*YOUR OBJECTIVE*.
Copy out every line exactly, passing over the pictures.

*SOURCE DATA*.
--------------------------------

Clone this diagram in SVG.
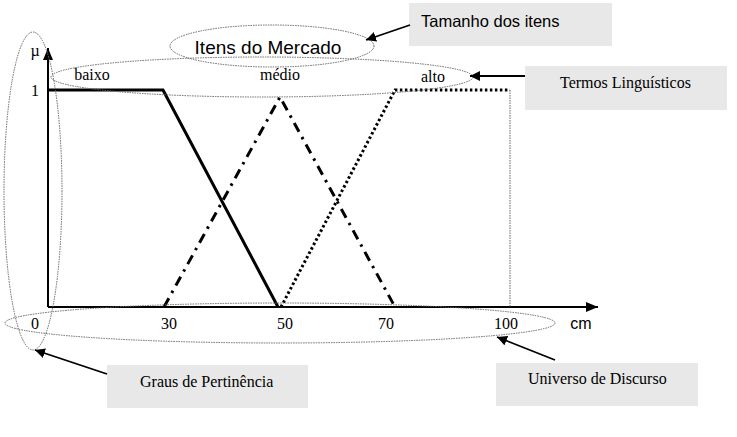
<svg xmlns="http://www.w3.org/2000/svg" width="737" height="437" viewBox="0 0 737 437">
<defs>
<marker id="ah" viewBox="0 0 10 10" refX="10" refY="5" markerWidth="10" markerHeight="10" markerUnits="userSpaceOnUse" orient="auto">
<path d="M0,0 L10,5 L0,10 z" fill="#000"/>
</marker>
<marker id="axh" viewBox="0 0 12 10" refX="12" refY="5" markerWidth="12" markerHeight="10" markerUnits="userSpaceOnUse" orient="auto">
<path d="M0,0 L12,5 L0,10 z" fill="#000"/>
</marker>
<style>
.box{fill:#e8e8e8;stroke:none}
.ell{fill:none;stroke:#666;stroke-width:1;stroke-dasharray:1.5 1}
.axis{fill:none;stroke:#000;stroke-width:2}
.tr{font-family:"Liberation Serif","Times New Roman",serif;font-size:16px;fill:#000}
.sa{font-family:"Liberation Sans",Arial,sans-serif;fill:#000}
.arr{stroke:#000;stroke-width:1.8;fill:none;marker-end:url(#ah)}
.mf{fill:none;stroke:#000;stroke-width:3}
</style>
</defs>
<rect width="737" height="437" fill="#fff"/>

<g id="plot">
<line class="axis" x1="48" y1="307" x2="48" y2="48" marker-end="url(#axh)"/>
<line class="axis" x1="48" y1="307" x2="598" y2="307" marker-end="url(#axh)"/>
<line x1="510" y1="90" x2="510" y2="307" stroke="#666" stroke-width="1" stroke-dasharray="1.5 1"/>
<g id="baixo-curve"><polyline class="mf" points="48,90 163,90 278,307"/></g>
<g id="medio-curve"><polyline class="mf" points="164,307 280,97 395,307" stroke-dasharray="10 6 2.5 6"/></g>
<g id="alto-curve"><polyline class="mf" points="281,307 395,90 510,90" stroke-dasharray="2.5 2.5"/></g>
<text class="tr" x="35" y="56" text-anchor="middle">µ</text>
<text class="tr" x="35" y="96" text-anchor="middle">1</text>
<text class="tr" x="92" y="80" text-anchor="middle">baixo</text>
<text class="tr" x="280" y="80" text-anchor="middle">médio</text>
<text class="tr" x="433" y="82" text-anchor="middle">alto</text>
<text class="tr" x="35" y="329" text-anchor="middle">0</text>
<text class="tr" x="169" y="329" text-anchor="middle">30</text>
<text class="tr" x="285" y="329" text-anchor="middle">50</text>
<text class="tr" x="386" y="329" text-anchor="middle">70</text>
<text class="tr" x="506" y="329" text-anchor="middle">100</text>
<text class="sa" x="581" y="329" font-size="16" text-anchor="middle">cm</text>
</g>

<g id="mercado">
<ellipse class="ell" cx="272" cy="46" rx="102" ry="21"/>
<text class="sa" x="268" y="54" font-size="19" text-anchor="middle">Itens do Mercado</text>
</g>
<g id="termos-ellipse"><ellipse class="ell" cx="262" cy="77" rx="211" ry="20"/></g>
<g id="universo-ellipse"><ellipse class="ell" cx="280" cy="323" rx="275" ry="20"/></g>
<g id="graus-ellipse"><ellipse class="ell" cx="33" cy="191" rx="29" ry="159"/></g>

<g id="tamanho">
<rect class="box" x="409" y="3" width="203" height="43"/>
<text class="sa" x="421" y="27" font-size="16.5">Tamanho dos itens</text>
</g>
<g id="termos">
<rect class="box" x="525" y="66" width="202" height="44"/>
<text class="tr" x="560" y="88">Termos Linguísticos</text>
</g>
<g id="graus">
<rect class="box" x="107" y="365" width="201" height="43"/>
<text class="tr" x="140" y="387">Graus de Pertinência</text>
</g>
<g id="universo">
<rect class="box" x="496" y="363" width="202" height="43"/>
<text class="tr" x="528" y="384">Universo de Discurso</text>
</g>

<g id="connectors">
<line class="arr" x1="410" y1="25" x2="366" y2="40"/>
<line class="arr" x1="525" y1="76" x2="470" y2="76"/>
<line class="arr" x1="107" y1="374" x2="35" y2="350"/>
<line class="arr" x1="555" y1="360" x2="497" y2="337"/>
</g>
</svg>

--------------------------------

*REPLY TO THE TASK*.
Clone this diagram in SVG.
<svg xmlns="http://www.w3.org/2000/svg" width="737" height="437" viewBox="0 0 737 437">
<defs>
<marker id="ah" viewBox="0 0 10 10" refX="10" refY="5" markerWidth="10" markerHeight="10" markerUnits="userSpaceOnUse" orient="auto">
<path d="M0,0 L10,5 L0,10 z" fill="#000"/>
</marker>
<marker id="axh" viewBox="0 0 12 10" refX="12" refY="5" markerWidth="12" markerHeight="10" markerUnits="userSpaceOnUse" orient="auto">
<path d="M0,0 L12,5 L0,10 z" fill="#000"/>
</marker>
<style>
.box{fill:#e8e8e8;stroke:none}
.ell{fill:none;stroke:#666;stroke-width:1;stroke-dasharray:1.5 1}
.axis{fill:none;stroke:#000;stroke-width:2}
.tr{font-family:"Liberation Serif","Times New Roman",serif;font-size:16px;fill:#000}
.sa{font-family:"Liberation Sans",Arial,sans-serif;fill:#000}
.arr{stroke:#000;stroke-width:1.8;fill:none;marker-end:url(#ah)}
.mf{fill:none;stroke:#000;stroke-width:3}
</style>
</defs>
<rect width="737" height="437" fill="#fff"/>

<g id="plot">
<line class="axis" x1="48" y1="307" x2="48" y2="48" marker-end="url(#axh)"/>
<line class="axis" x1="48" y1="307" x2="598" y2="307" marker-end="url(#axh)"/>
<line x1="510" y1="90" x2="510" y2="307" stroke="#666" stroke-width="1" stroke-dasharray="1.5 1"/>
<g id="baixo-curve"><polyline class="mf" points="48,90 163,90 278,307"/></g>
<g id="medio-curve"><polyline class="mf" points="164,307 280,97 395,307" stroke-dasharray="10 6 2.5 6"/></g>
<g id="alto-curve"><polyline class="mf" points="281,307 395,90 510,90" stroke-dasharray="2.5 2.5"/></g>
<text class="tr" x="35" y="56" text-anchor="middle">µ</text>
<text class="tr" x="35" y="96" text-anchor="middle">1</text>
<text class="tr" x="92" y="80" text-anchor="middle">baixo</text>
<text class="tr" x="280" y="80" text-anchor="middle">médio</text>
<text class="tr" x="433" y="82" text-anchor="middle">alto</text>
<text class="tr" x="35" y="329" text-anchor="middle">0</text>
<text class="tr" x="169" y="329" text-anchor="middle">30</text>
<text class="tr" x="285" y="329" text-anchor="middle">50</text>
<text class="tr" x="386" y="329" text-anchor="middle">70</text>
<text class="tr" x="506" y="329" text-anchor="middle">100</text>
<text class="sa" x="581" y="329" font-size="16" text-anchor="middle">cm</text>
</g>

<g id="mercado">
<ellipse class="ell" cx="272" cy="46" rx="102" ry="21"/>
<text class="sa" x="268" y="54" font-size="19" text-anchor="middle">Itens do Mercado</text>
</g>
<g id="termos-ellipse"><ellipse class="ell" cx="262" cy="77" rx="211" ry="20"/></g>
<g id="universo-ellipse"><ellipse class="ell" cx="280" cy="323" rx="275" ry="20"/></g>
<g id="graus-ellipse"><ellipse class="ell" cx="33" cy="191" rx="29" ry="159"/></g>

<g id="tamanho">
<rect class="box" x="409" y="3" width="203" height="43"/>
<text class="sa" x="421" y="27" font-size="16.5">Tamanho dos itens</text>
</g>
<g id="termos">
<rect class="box" x="525" y="66" width="202" height="44"/>
<text class="tr" x="560" y="88">Termos Linguísticos</text>
</g>
<g id="graus">
<rect class="box" x="107" y="365" width="201" height="43"/>
<text class="tr" x="140" y="387">Graus de Pertinência</text>
</g>
<g id="universo">
<rect class="box" x="496" y="363" width="202" height="43"/>
<text class="tr" x="528" y="384">Universo de Discurso</text>
</g>

<g id="connectors">
<line class="arr" x1="410" y1="25" x2="366" y2="40"/>
<line class="arr" x1="525" y1="76" x2="470" y2="76"/>
<line class="arr" x1="107" y1="374" x2="35" y2="350"/>
<line class="arr" x1="555" y1="360" x2="497" y2="337"/>
</g>
</svg>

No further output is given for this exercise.